What the task asks: Set down only those lines that fall from the line containing "Convert this chart to matplotlib code." through the line containing "euler = [1.0", unchanged and without pictures.

---+---

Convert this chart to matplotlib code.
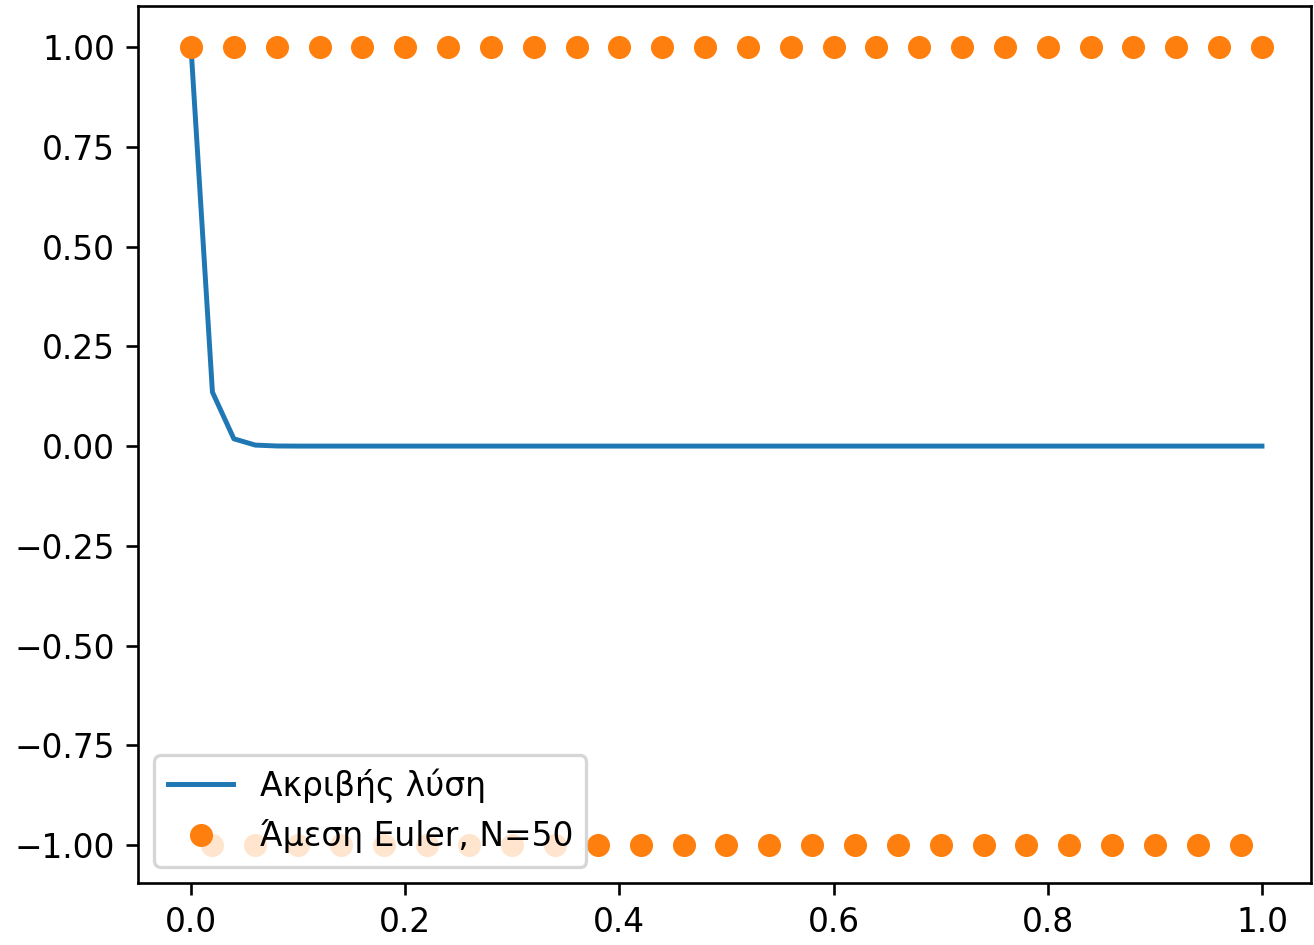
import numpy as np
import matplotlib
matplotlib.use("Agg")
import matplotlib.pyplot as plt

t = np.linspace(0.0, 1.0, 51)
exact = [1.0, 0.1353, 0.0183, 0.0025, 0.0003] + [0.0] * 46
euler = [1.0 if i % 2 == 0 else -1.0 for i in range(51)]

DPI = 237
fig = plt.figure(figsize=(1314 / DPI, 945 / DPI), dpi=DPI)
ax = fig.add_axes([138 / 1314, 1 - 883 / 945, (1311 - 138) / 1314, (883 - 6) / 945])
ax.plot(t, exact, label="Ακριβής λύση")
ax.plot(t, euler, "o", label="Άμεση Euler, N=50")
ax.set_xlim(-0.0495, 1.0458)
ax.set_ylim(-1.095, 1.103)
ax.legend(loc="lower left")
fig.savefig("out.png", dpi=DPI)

---+---

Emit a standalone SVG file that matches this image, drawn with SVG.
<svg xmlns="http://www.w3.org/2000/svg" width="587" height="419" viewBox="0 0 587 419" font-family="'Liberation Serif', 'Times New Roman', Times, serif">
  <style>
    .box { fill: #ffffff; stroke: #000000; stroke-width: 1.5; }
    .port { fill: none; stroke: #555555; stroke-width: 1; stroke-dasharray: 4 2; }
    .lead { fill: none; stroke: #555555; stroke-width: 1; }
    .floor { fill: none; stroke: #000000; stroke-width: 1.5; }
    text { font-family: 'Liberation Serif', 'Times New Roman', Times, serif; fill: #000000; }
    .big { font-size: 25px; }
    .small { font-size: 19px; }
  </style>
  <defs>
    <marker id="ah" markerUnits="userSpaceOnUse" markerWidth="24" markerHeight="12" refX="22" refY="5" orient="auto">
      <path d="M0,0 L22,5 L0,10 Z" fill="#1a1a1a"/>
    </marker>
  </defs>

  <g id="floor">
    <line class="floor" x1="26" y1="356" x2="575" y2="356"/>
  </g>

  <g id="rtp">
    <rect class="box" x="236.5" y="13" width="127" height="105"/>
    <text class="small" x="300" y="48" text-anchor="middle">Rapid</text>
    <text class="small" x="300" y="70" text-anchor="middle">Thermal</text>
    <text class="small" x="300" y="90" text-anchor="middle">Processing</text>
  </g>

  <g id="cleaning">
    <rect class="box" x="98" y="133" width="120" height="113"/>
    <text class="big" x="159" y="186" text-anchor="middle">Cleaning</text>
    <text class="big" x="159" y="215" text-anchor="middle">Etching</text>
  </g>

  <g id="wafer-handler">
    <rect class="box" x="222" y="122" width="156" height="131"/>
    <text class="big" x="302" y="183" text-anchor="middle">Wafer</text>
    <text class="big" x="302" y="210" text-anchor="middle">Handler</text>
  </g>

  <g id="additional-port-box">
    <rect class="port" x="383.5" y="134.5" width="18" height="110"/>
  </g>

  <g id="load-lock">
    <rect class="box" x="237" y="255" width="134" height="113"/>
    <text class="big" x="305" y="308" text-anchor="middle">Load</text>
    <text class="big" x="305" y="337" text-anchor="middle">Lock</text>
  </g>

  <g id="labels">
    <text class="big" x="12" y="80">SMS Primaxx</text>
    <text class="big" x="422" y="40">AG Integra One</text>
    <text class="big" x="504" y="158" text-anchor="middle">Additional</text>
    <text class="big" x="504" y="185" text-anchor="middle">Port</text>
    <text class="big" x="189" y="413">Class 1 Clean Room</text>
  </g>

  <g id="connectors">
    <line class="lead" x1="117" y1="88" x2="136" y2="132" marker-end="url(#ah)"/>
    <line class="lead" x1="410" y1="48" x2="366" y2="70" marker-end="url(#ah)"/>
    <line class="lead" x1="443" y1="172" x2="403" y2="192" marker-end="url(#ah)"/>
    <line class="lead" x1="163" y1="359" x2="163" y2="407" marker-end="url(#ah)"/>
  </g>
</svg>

---+---

Task solution:
Convert this chart to matplotlib code.
import numpy as np
import matplotlib
matplotlib.use("Agg")
import matplotlib.pyplot as plt

t = np.linspace(0.0, 1.0, 51)
exact = [1.0, 0.1353, 0.0183, 0.0025, 0.0003] + [0.0] * 46
euler = [1.0 if i % 2 == 0 else -1.0 for i in range(51)]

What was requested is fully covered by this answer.